Les policiers peuvent avoir recours à la force seulement lorsque cela est strictement nécessaire et dans la mesure exigée par l’accomplissement de leurs fonctions et doivent, dans la mesure du possible, employer des moyens non-violents avant de recourir à la force. Lorsque l’emploi de la force ne peut être évité, les policiers doivent faire preuve de modération et agir proportionnellement à la gravité de l’infraction et au but légitime poursuivi.
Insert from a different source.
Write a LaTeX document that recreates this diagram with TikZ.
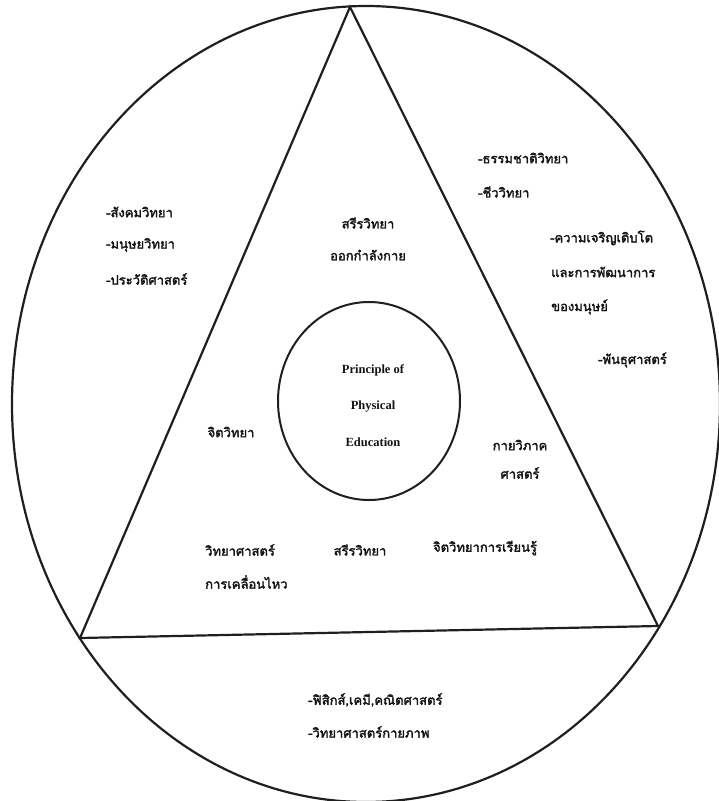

Dans ce contexte, Amnesty International appelle le gouvernement de l’Orissa à :

  ordonner à ses forces de police de renoncer à tout recours inutile ou excessif à la force contre des manifestants ; la force ne doit être utilisée que conformément au droit international relatif aux droits humains et dans le respect des normes internationales ;
  veiller à ce que les milices civiles privées n’emploient pas la force contre des manifestants et n’enfreignent la loi d’aucune autre manière et les sanctionner comme tout autre contrevenant s’ils le font ;
  fournir immédiatement une assistance médicale aux personnes blessées lors des violences, les régions touchées étant, semble-t-il, toujours bouclées ;
  ordonner l’ouverture d’une enquête impartiale et indépendante sur le recours inutile et excessif à la force par la police et les violences dans les deux régions citées et rendre publiques ses conclusions ;
  veiller à ce que les fonctionnaires, policiers et autres personnes soupçonnés de graves atteintes aux droits humains soient poursuivis, selon une procédure respectant les normes internationales d’équité ;
  veiller à ce que, sans que soit remis en question le maintien de la loi et de l’ordre, les personnes engagées dans l’exercice pacifique de leur droit à la liberté de réunion et de parole puissent poursuivre leur action sans avoir à craindre de violences ni de harcèlement.

Complément d’information

Au cours des deux derniers mois, Kalinganagar a été le théâtre d’affrontements récurrents entre la police de l’État et environ 250 civils armés constitués en milices privées civiles favorables à l’acquisition des terres et les adivasis qui protestent contre l’acquisition de leurs terres et de leurs villages par le gouvernement en vue de la construction d’une aciérie d’une capacité de six millions de tonnes par la société Tata Steel et l’aménagement d’un corridor routier. Le 28 mars, 30 manifestants adivasis ont été blessés par balles lorsque des policiers et les membres d’une milice civile ont ouvert le feu sur un groupe de 250 manifestants qui leur lançaient des pierres pour essayer de les empêcher de s’emparer des terres prévues pour l’aménagement du corridor routier. Voir Amnesty International, Inde. Les autorités doivent mettre un terme au recours injustifié et excessif aux forces de police et aux milices civiles contre les manifestants adivasis en Orissa, index AI : ASA 20/008/2010, 1er avril 2010.

Ces affrontements ont eu lieu alors que les proches de 13 manifestants adivasis contre lesquels des policiers avaient ouvert le feu le 2 janvier 2006, attendent toujours que justice leur soit rendue. Une enquête judiciaire ordonnée par le gouvernement de l’Orissa sur les décès imputés à la police en 2006 n’a abouti à aucune conclusion.